= Islamic marketing =

Selling in accord with Islamic principles

Islamic marketing is a process of attempting to sell a product or service to customers and other stakeholders while keeping this process in accord with the principles of Islamic transaction. This includes maintaining halal for the products or services being marketed.

Islamic marketing can be defined as a process of value creation; that is, a process of making a product or service attractive to potential consumers. This is achieved by socially interacting with stakeholders to increase a product’s value, adding symbolic meanings, and improving access to types of supply chains. Value creation can also target the general public or specific communities.

Value creation happens at three levels: transactions, multi-level exchanges, marketing-systems. Such value creation must be in accord with the principles of Islamic transaction.

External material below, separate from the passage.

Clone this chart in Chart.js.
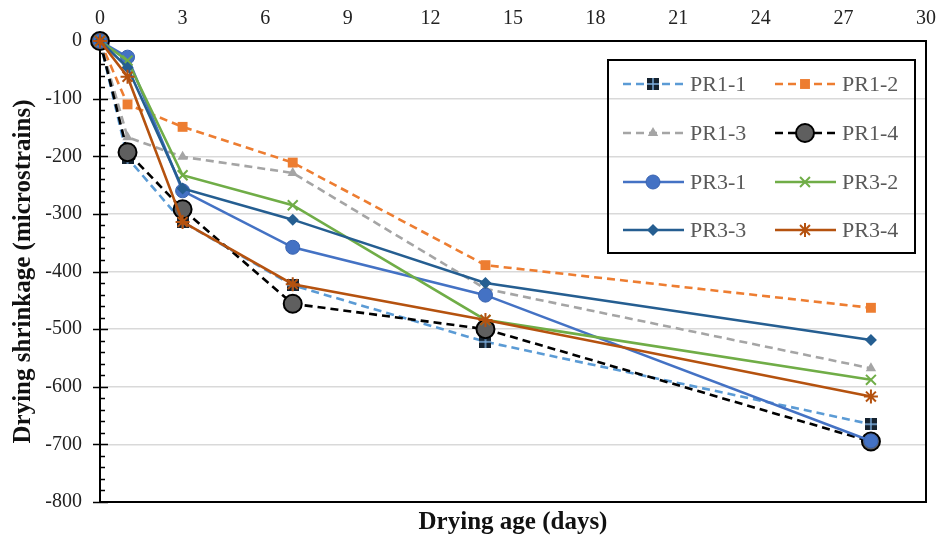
<!DOCTYPE html>
<html>
<head>
<meta charset="utf-8">
<script src="https://cdn.jsdelivr.net/npm/chart.js@4/dist/chart.umd.min.js"></script>
<style>
  html, body { margin: 0; padding: 0; background: #fff; }
  #wrap { width: 946px; height: 539px; }
</style>
</head>
<body>
<div id="wrap"><canvas id="c" width="946" height="539"></canvas></div>
<script>
const days = [0, 1, 3, 7, 14, 28];
const seriesNames = ['PR1-1', 'PR1-2', 'PR1-3', 'PR1-4', 'PR3-1', 'PR3-2', 'PR3-3', 'PR3-4'];
const pr1_1 = [0, -203, -314, -424, -522, -665];
const pr1_2 = [0, -110, -149, -211, -389, -463];
const pr1_3 = [0, -167, -201, -229, -430, -568];
const pr1_4 = [0, -193, -292, -456, -500, -695];
const pr3_1 = [0, -28, -260, -358, -441, -694];
const pr3_2 = [0, -34, -233, -285, -484, -588];
const pr3_3 = [0, -46, -256, -310, -420, -519];
const pr3_4 = [0, -62, -314, -422, -484, -617];
const xTicks = [0, 3, 6, 9, 12, 15, 18, 21, 24, 27, 30];
const yTicks = [0, -100, -200, -300, -400, -500, -600, -700, -800];

const serif = "'Liberation Serif', 'Times New Roman', serif";
Chart.defaults.font.family = serif;

// small dark square with a light cross, like the PR1-1 marker
const sqImg = document.createElement('canvas');
sqImg.width = 12; sqImg.height = 12;
(() => {
  const g = sqImg.getContext('2d');
  g.fillStyle = '#15222f';
  g.fillRect(0, 0, 12, 12);
  g.strokeStyle = '#7fb0e0';
  g.lineWidth = 1.4;
  g.beginPath();
  g.moveTo(6, 0); g.lineTo(6, 12);
  g.moveTo(0, 6); g.lineTo(12, 6);
  g.stroke();
})();

const toPts = vals => vals.map((v, i) => ({ x: days[i], y: v }));

const styles = [
  { color: '#5B9BD5', dash: [8, 5], pointStyle: sqImg, radius: 6, fill: '#15222f', border: '#15222f', bw: 0 },
  { color: '#ED7D31', dash: [8, 5], pointStyle: 'rect', radius: 7, fill: '#ED7D31', border: '#ED7D31', bw: 0 },
  { color: '#A5A5A5', dash: [8, 5], pointStyle: 'triangle', radius: 6, fill: '#A5A5A5', border: '#A5A5A5', bw: 0 },
  { color: '#000000', dash: [8, 5], pointStyle: 'circle', radius: 9, fill: '#5f5f5f', border: '#000000', bw: 2 },
  { color: '#4472C4', dash: [], pointStyle: 'circle', radius: 7, fill: '#4472C4', border: '#3a64b0', bw: 1 },
  { color: '#70AD47', dash: [], pointStyle: 'crossRot', radius: 7, fill: '#70AD47', border: '#70AD47', bw: 2 },
  { color: '#255E91', dash: [], pointStyle: 'rectRot', radius: 6, fill: '#255E91', border: '#255E91', bw: 0 },
  { color: '#B5520F', dash: [], pointStyle: 'star', radius: 7, fill: '#B5520F', border: '#B5520F', bw: 2 }
];
const allVals = [pr1_1, pr1_2, pr1_3, pr1_4, pr3_1, pr3_2, pr3_3, pr3_4];

const datasets = allVals.map((vals, i) => {
  const s = styles[i];
  return {
    label: seriesNames[i],
    data: toPts(vals),
    borderColor: s.color,
    borderWidth: 2.6,
    borderDash: s.dash,
    pointStyle: s.pointStyle,
    pointRadius: s.radius,
    pointBackgroundColor: s.fill,
    pointBorderColor: s.border,
    pointBorderWidth: s.bw,
    tension: 0,
    clip: false,
    order: 7 - i
  };
});

const framePlugin = {
  id: 'frame',
  beforeDatasetsDraw(chart) {
    const { ctx, chartArea: a } = chart;
    const y = chart.scales.y;
    ctx.save();
    ctx.strokeStyle = '#000';
    ctx.lineWidth = 2;
    ctx.strokeRect(a.left, a.top, a.right - a.left, a.bottom - a.top);
    // major and minor tick marks on the y axis
    ctx.lineWidth = 1.6;
    ctx.beginPath();
    for (let v = 0; v >= -800; v -= 20) {
      const py = Math.round(y.getPixelForValue(v)) + 0.5;
      if (v % 100 === 0) {
        ctx.moveTo(a.left - 7, py); ctx.lineTo(a.left + 8, py);
      } else {
        ctx.moveTo(a.left, py); ctx.lineTo(a.left + 5, py);
      }
    }
    ctx.stroke();
    ctx.restore();
  }
};

const legendPlugin = {
  id: 'boxLegend',
  afterDraw(chart) {
    const { ctx } = chart;
    const cols = [623, 775];
    const rows = [84, 133, 182, 230];
    ctx.save();
    ctx.strokeStyle = '#000';
    ctx.lineWidth = 2;
    ctx.strokeRect(608, 60, 307, 193);
    ctx.font = '22px ' + serif;
    ctx.textBaseline = 'middle';
    ctx.fillStyle = '#595959';
    chart.data.datasets.forEach((ds, i) => {
      const x = cols[i % 2];
      const y = rows[Math.floor(i / 2)];
      ctx.save();
      ctx.strokeStyle = ds.borderColor;
      ctx.lineWidth = ds.borderWidth;
      ctx.setLineDash(ds.borderDash);
      ctx.beginPath();
      ctx.moveTo(x, y); ctx.lineTo(x + 61, y);
      ctx.stroke();
      ctx.setLineDash([]);
      ctx.fillStyle = ds.pointBackgroundColor;
      ctx.strokeStyle = ds.pointBorderColor;
      ctx.lineWidth = ds.pointBorderWidth;
      Chart.helpers.drawPoint(ctx, {
        pointStyle: ds.pointStyle,
        radius: ds.pointRadius,
        rotation: 0,
        borderWidth: ds.pointBorderWidth
      }, x + 30, y);
      ctx.restore();
      ctx.fillText(ds.label, x + 67, y + 1);
    });
    ctx.restore();
  }
};

new Chart(document.getElementById('c'), {
  type: 'line',
  data: { datasets },
  options: {
    responsive: false,
    animation: false,
    layout: { padding: { left: 0, right: 16, top: 0, bottom: 0 } },
    scales: {
      x: {
        type: 'linear',
        position: 'top',
        min: 0,
        max: 30,
        afterFit(s) { s.height = 41; },
        afterBuildTicks(s) { s.ticks = xTicks.map(v => ({ value: v })); },
        ticks: { font: { size: 20 }, color: '#222', padding: 10 },
        grid: { display: false, drawTicks: false },
        border: { display: true, color: '#000', width: 2 }
      },
      y: {
        type: 'linear',
        min: -800,
        max: 0,
        afterFit(s) { s.width = 100; },
        afterBuildTicks(s) { s.ticks = yTicks.map(v => ({ value: v })); },
        ticks: { font: { size: 20 }, color: '#222', padding: 18 },
        grid: { color: '#d9d9d9', lineWidth: 1.5, drawTicks: false },
        border: { display: true, color: '#000', width: 2 },
        title: {
          display: true,
          text: 'Drying shrinkage (microstrains)',
          font: { size: 25, weight: 'bold' },
          color: '#111',
          padding: { top: 9, bottom: 0 }
        }
      }
    },
    plugins: {
      legend: { display: false },
      tooltip: { enabled: false },
      title: {
        display: true,
        position: 'bottom',
        fullSize: false,
        text: 'Drying age (days)',
        font: { size: 25, weight: 'bold' },
        color: '#111',
        padding: { top: 6, bottom: 1 }
      }
    }
  },
  plugins: [framePlugin, legendPlugin]
});
</script>
</body>
</html>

The global Islamic economy, defined as “sectors comprising core products/services that are structurally affected by Islamic ethics and law" was valued in 2019 at $2.02 trillion of consumer spending by 1.9 billion Muslims across six real-economy sectors, according to the 2020-21 State of the Global Islamic Economy Report.

==History==
The history of business in Islam began with Muhammad and his wife Khadijah, who were merchants. The Sharia law derived particularly from the Quran and Hadith deals with banking, business, economics, politics, and contracts. Since the early days of Islamic history, Muslim business producers had to follow the rules and requirements of Islamic Sharia when conducting production and marketing activities. The focus on ethics in Islamic marketing resulted in early Arabian merchants converting to Islam.

Since 2000, the importance of the Muslim market has begun to appear in consultancy reports for Western multinational corporations. Some research has been done on consumption practices of Muslims as well as implications of Islamic ethics on marketing practices, but as of 2011 scholarly literature on the subject had not been published. On 29 and 30 November 2010, the first International Conference on Islamic Marketing and Branding was held in Kuala Lumpur, Malaysia. The Journal of Islamic Marketing was launched in 2010.

== Principles ==
There are five principles of Islamic transaction:

- Minimize harm and maximize benefit
- Riba is a non-transaction.
- Value is to be created through tangible effort.
- Mutual consent is the main condition of trade.
- Marketing activity must minimize the likelihood of post-transaction dispute.

These sources emphasize the importance of human well-being and good life, religious brotherhood and sisterhood, socioeconomic justice, and a balanced satisfaction of both the material and the spiritual. Islamic marketing ethics aims at maximizing equity and justice by inhibiting customer exploitation and avoiding dishonesty, fraud and deceit in business. Any unethical actions will do injustice and go against brotherhood and equality of humanity, which form the core of Islamic vision.

The application of ihsan can strengthen relationships with customers and communities, which may improve a firm's public image and lead to further profit.

==Application==
Islamic marketing does not allow for the sale of certain goods and services:
- Production and sales that are considered unclean is forbidden. This include marketing of things like alcohol or gambling.
- Adulteration with something concealed in the sale and purchase is forbidden. This means it is forbidden to omit and fabricate the quality and quantity of products.
- Sales and marketing of instruments meant for prohibited acts (entertainment, gambling) are forbidden.
- Sales and marketing of weapons to the enemies of Islamic faith, or to anyone using them for war against Muslims.
- Drawing pictures of human beings or animals in stone, wood, metal, or any other concrete form is forbidden.
- Performance of magic, as well as learning and teaching it, is forbidden.
Studies suggest that Muslim customers consider five factors that must be emphasized by businesses when conducting Islamic marketing:

- Commitment: assurance in business dealings via trustworthy marketing activities.
- Characteristic: distinct and unique elements of product design and promotion in line with Islamic values and characteristics.
- Conformity: compliance in creating and delivering the product and services with Islamic laws
- Conscience: ethical dimensions of Islamic marketing, that are in line with Islamic value.
- Customer-centric: customer-focused to provide the best experience to the customer.

== Macromarketing ==
Islamic macromarketing focuses on reformed marketing systems whose mechanisms are based on Islamic values and principles, and which aim to minimise long-term harm and maximise welfare for both Muslim and non-Muslim populations. It must enable lifestyles which are beneficial to an individual, rather than promoting lifestyles which involve material pursuit or excessive consumption, as those might cause long-term harm. Islamic macromarketing allows Muslims to consider how marketing practices can improve living standards, community well-being, healthcare outcomes, educational institutions, and societal justice.

==Challenges==
Islamic marketing may face challenges in countries with free markets, which may focus on profit maximization. Another potential issue is that Islam may be oversimplified and reduced to purely a marketing tool. Thirdly, sacralisation of Islam can occur which will reduce tolerance and hamper the acceptance and growth of critique.